What the podcast made me realize is how accustomed to the noise we have become. I know when our power goes off and the natural hum of electricity that is there (but you don’t know it is there until the power goes out,) stops…when that shuts off, it is very very painfully quiet. And it is painfully quiet because we have grown so used to the noise. That feeling, that phenomenon is similar to what mediation feels like for me. What in the hell am I supposed to do with this silence? What am I supposed to resolve with this nothingness? A lot actually…if you listen to it. But since no one is listening, including myself, a lot of really great stuff gets missed.
In my Moms last two weeks on Earth I mostly bossed her around. I was not listening. And when she stopped talking back and I had nothing to help me know what she wanted or needed, it was then that I really had to start listening. And it was then that I heard nothing. Moms passing was not text book and to this day, to this very moment, it has driven me insane. The handy fliers they gave us, thanks, not her. The books friends have given and suggested. Nope, that was not how it went down either. She did not follow the script. She didn’t profess some dying secret. She didn’t bestow some enlightened words of wisdom. She didn’t rehash old wounds or mend broken fences. She didn’t mention dreams or visions, or speak of anyone who had passed before her. She didn’t talk about going on a trip. She honestly didn’t talk. She wholly, completely and totally said NOTHING. The week before it got real bad (and they were both bad) I asked her if she had seen my father. She was irritated and said, “No, and I hope I don’t. I am not entirely sure how I would start that conversation.” And that was that.
The day I realized that she was listening was the day she uttered the last full sentence she would ever say to Dee Dee and I. We were checking her vitals, changing her clothes, getting her to the bathroom, talking about her “progression.” She point blank said “I am not dying today.” She also pointed to my shirt (Magnolia Silos) and said “I will not make it there.” I did not know at the time it would be one of the last things she would say or how sad it would make me to remember it. I just remember thinking, I better be careful, she is listening. I know shortly before her last few breaths Kristina and I laid with her and played Frank Sinatra’s My Way and just watched her. Of course I told her I loved her and had no earthly idea what I was going to do without her and I told her I was sorry. Of course I have always left that moment, that experience, hoping she was still listening, hoping she could still hear me.
If it is the last thing to go, the last sense that we have to leave our body, then my Mom spent the better part of two weeks just listening. And I am telling you she heard a lot. She didn’t respond, she didn’t argue, she didn’t laugh, she didn’t cry. She just listened. How quiet that must have been for her. But also sad for me, because in her quiet she didn’t give us any insight into the magical quiet place she was residing. I hope it is where she found some peace, I will personally never know.

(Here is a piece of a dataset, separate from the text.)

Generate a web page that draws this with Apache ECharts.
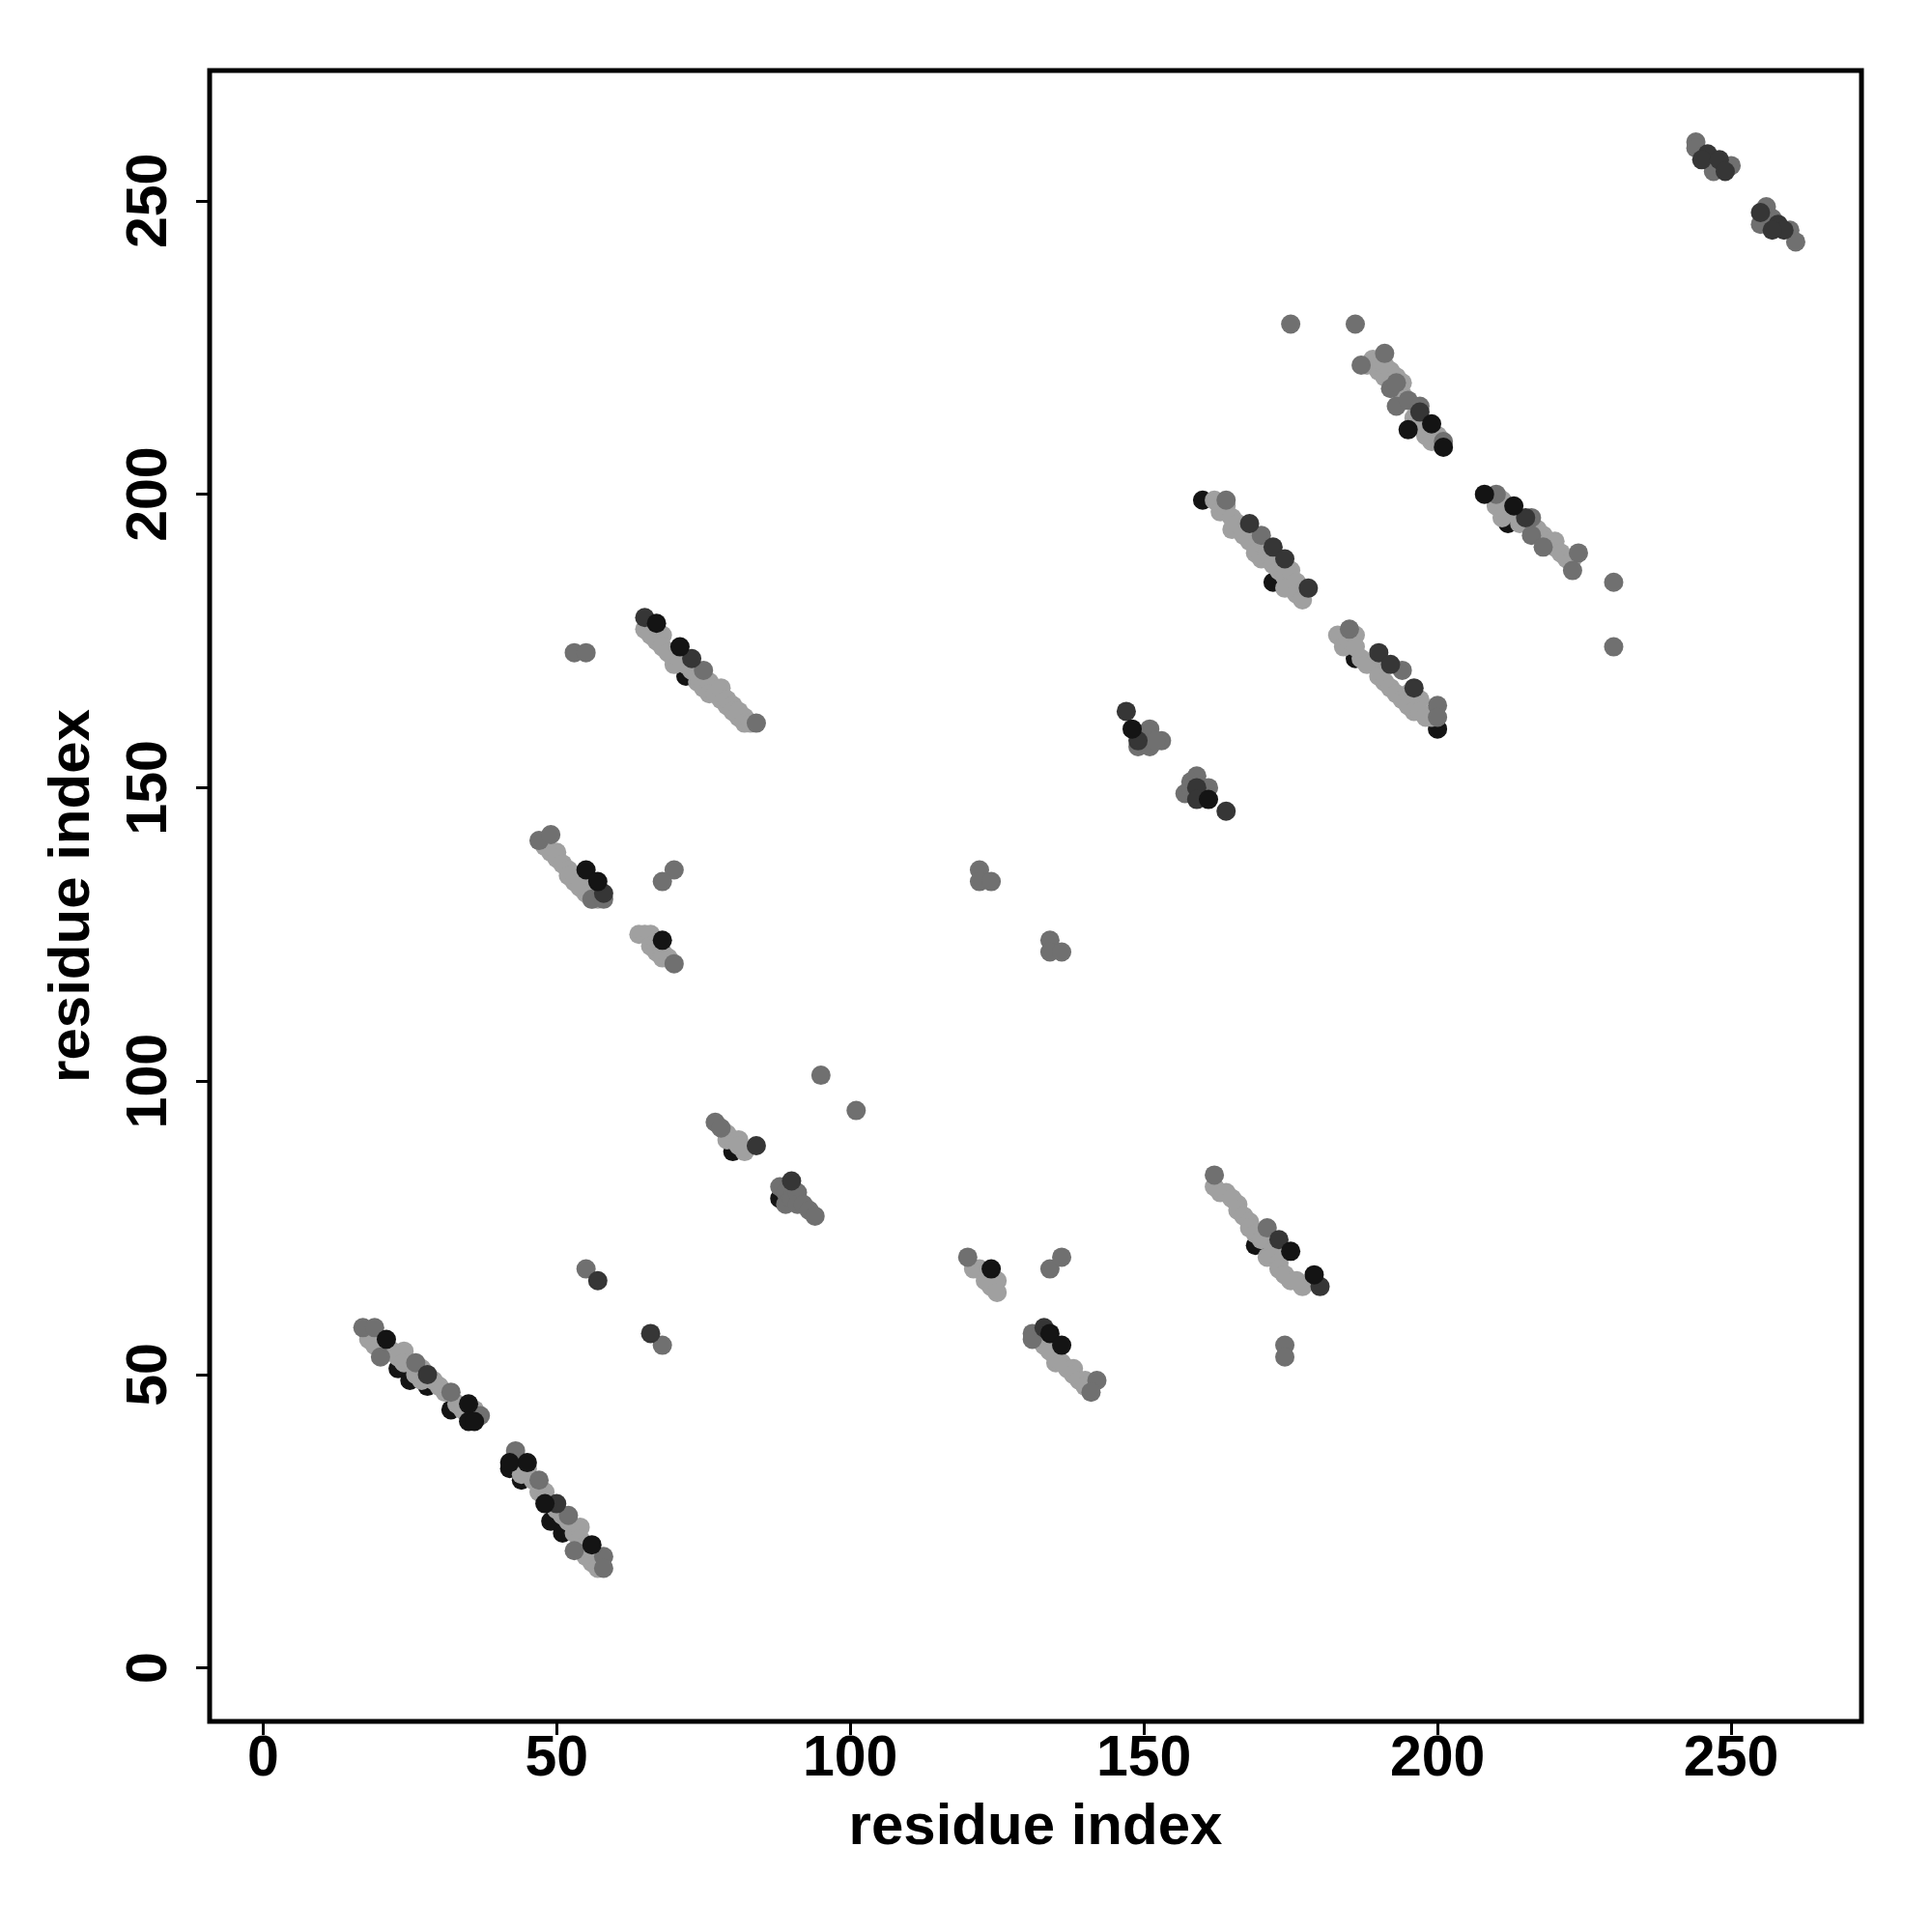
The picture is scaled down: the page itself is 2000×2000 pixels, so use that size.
<!DOCTYPE html>
<html><head><meta charset="utf-8">
<script src="https://cdn.jsdelivr.net/npm/echarts@6/dist/echarts.min.js"></script>
<style>html,body{margin:0;padding:0;background:#fff}#c{width:2000px;height:2000px}</style>
</head><body><div id="c"></div>
<script>
const xTicks=[0,50,100,150,200,250];
const yTicks=[0,50,100,150,200,250];

// black points partly hidden beneath the light-grey ones
const blackUnderPts=[[23,51],[25,49],[28,48],[32,44],[42,34],[44,32],[49,25],[51,23],[72,169],[80,88],[88,80],[160,199],[172,185],[186,172],[200,160],[212,195],[169,72]];

const lightPts=[
[18,56],[19,55],[20,55],[22,54],[23,53],[24,54],[24,52],[25,52],[26,50],[27,49],[27,51],[29,49],[30,48],[31,47],[33,45],[34,44],[35,43],[36,44],
[43,35],[44,33],[45,34],[46,32],[47,30],[48,30],[49,28],[50,27],[51,26],[52,25],[53,23],[54,24],[54,22],[55,21],[55,19],[56,18],[57,19],[57,17],
[65,177],[66,176],[67,175],[68,176],[68,174],[69,173],[70,172],[70,171],[71,172],[72,171],[73,170],[74,168],[75,167],[76,168],[76,166],[77,166],[78,165],[78,167],[79,164],[79,165],[80,164],[80,163],[81,162],[81,163],[82,162],[82,161],[83,161],
[48,140],[49,139],[50,139],[50,138],[51,137],[52,136],[52,135],[53,134],[54,134],[54,133],[55,132],[56,131],[57,131],
[64,125],[65,125],[66,125],[66,123],[67,123],[67,122],[68,122],[68,121],[69,121],
[79,91],[79,90],[80,90],[81,90],[81,89],[82,88],
[121,68],[122,68],[123,67],[123,66],[124,66],[124,65],[125,66],[125,64],
[133,55],[134,55],[134,54],[135,53],[135,52],[136,52],[137,51],[138,51],[138,50],[139,49],[140,49],[140,48],
[162,82],[163,81],[164,81],[165,80],[166,79],[166,78],[167,77],[168,76],[168,75],[169,74],[170,73],[172,71],[171,70],[172,70],[173,69],[173,68],[174,67],[175,66],[176,66],[177,65],
[162,199],[163,197],[164,198],[165,196],[165,194],[166,195],[167,193],[168,192],[169,191],[169,190],[170,189],[171,190],[172,188],[173,187],[174,186],[175,187],[174,184],[175,184],[176,185],[176,183],[177,182],
[183,176],[184,174],[185,175],[186,176],[186,174],[187,172],[188,171],[189,171],[190,169],[191,168],[192,167],[193,166],[194,165],[195,166],[195,164],[196,163],[197,165],[197,163],[198,162],[199,162],
[188,222],[189,223],[190,221],[191,222],[191,220],[192,221],[193,220],[194,219],[194,217],[196,213],[197,212],[198,210],[199,209],[200,210],
[210,198],[211,199],[211,196],[212,197],[214,195],[217,194],[218,193],[219,192],[220,191],[220,192],[221,190],[222,189],[223,189]
];

const midPts=[
[53,173],[55,173],[70,136],[68,134],[95,101],[101,95],[55,68],[68,55],[122,136],[122,134],[124,134],[134,124],[134,122],[136,122],[134,68],[136,70],[174,55],[174,53],[175,229],[186,229],[230,185],[230,174],
[17,58],[19,58],[20,53],[26,52],[32,47],[37,43],
[43,37],[47,32],[52,26],[53,20],[58,19],[58,17],
[75,170],[84,161],
[47,141],[49,142],[56,131],[58,131],
[70,120],
[77,93],[78,92],
[88,82],[89,81],[89,79],[90,80],[91,81],[91,79],[92,79],[93,78],[94,77],
[120,70],
[131,57],[131,56],[142,49],[141,47],
[151,160],[149,157],[151,157],[153,158],[152,158],
[159,152],[158,151],[157,149],[158,150],[161,150],
[162,84],[171,75],
[164,199],[170,193],
[185,177],[194,170],[200,164],[200,162],
[187,222],[191,224],[192,218],[193,219],[193,215],[195,216],[197,215],[201,209],
[210,200],[216,196],[216,193],[218,191],[224,190],[223,187],
[244,260],[244,259],[247,257],[250,256],[247,255],
[256,249],[255,246],[257,247],[260,245],[261,243]
];

const darkPts=[
[57,66],[66,57],[28,50],[50,28],[65,179],[73,172],[58,132],[84,89],[90,83],[133,58],[147,163],[149,158],[159,150],[159,148],[164,146],
[168,195],[172,191],[174,189],[178,184],[173,73],[180,65],[190,173],[192,171],[196,167],[197,214],[215,196],
[246,258],[245,257],[248,257],[249,255],[255,248],[258,246],[259,245],[257,245]
];

const blackPts=[
[21,56],[35,45],[35,42],[36,42],[42,35],[45,35],[48,28],[56,21],[67,178],[71,174],[55,136],[57,134],[68,124],[124,68],[134,57],[136,55],
[148,160],[161,148],[175,71],[179,67],[195,211],[199,212],[201,208],[208,200],[213,198]
];

const chart=echarts.init(document.getElementById('c'),null,{renderer:'canvas'});
const font='"Liberation Sans", Arial, Helvetica, sans-serif';
function sc(name,data,color){
  return {name,type:'scatter',data,symbol:'circle',symbolSize:20,itemStyle:{color,opacity:1},silent:true,animation:false};
}
const axisCommon={
  type:'value',min:-9.1,max:272.2,
  axisLine:{show:true,onZero:false,lineStyle:{color:'#000',width:4}},
  splitLine:{show:false},
  nameLocation:'middle',
  nameTextStyle:{fontSize:60,fontWeight:'bold',fontFamily:font,color:'#000'}
};
chart.setOption({
  animation:false,
  backgroundColor:'#fff',
  grid:{left:217,right:73,top:73,bottom:218,show:true,borderColor:'#000',borderWidth:5,backgroundColor:'transparent'},
  xAxis:Object.assign({},axisCommon,{
    position:'bottom',
    axisTick:{show:true,length:14,inside:false,lineStyle:{color:'#000',width:3},customValues:xTicks},
    axisLabel:{customValues:xTicks,fontSize:59,fontWeight:'bold',fontFamily:font,color:'#000',margin:10},
    name:'residue index',nameGap:80
  }),
  yAxis:Object.assign({},axisCommon,{
    position:'left',
    axisTick:{show:true,length:14,inside:false,lineStyle:{color:'#000',width:3},customValues:yTicks},
    axisLabel:{customValues:yTicks,fontSize:59,fontWeight:'bold',fontFamily:font,color:'#000',margin:32,rotate:90},
    name:'residue index',nameGap:112
  }),
  series:[
    sc('blackUnder',blackUnderPts,'#141414'),
    sc('light',lightPts,'#a0a0a0'),
    sc('mid',midPts,'#707070'),
    sc('dark',darkPts,'#363636'),
    sc('black',blackPts,'#141414')
  ]
});
</script></body></html>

I say this to you now. Implore you really. Please start listening. Start listening while you still have the chance to respond and react. Listen to all of the things and all of the people and all of the places that matter to you that are trying to tell you something. Put the phone down. Turn the TV off. Close the laptop. Put down the book. Stop the car. Take out the ear buds and listen. Honest to God wholeheartedly listen. Don’t tell me you can hear. Tell me you are listening.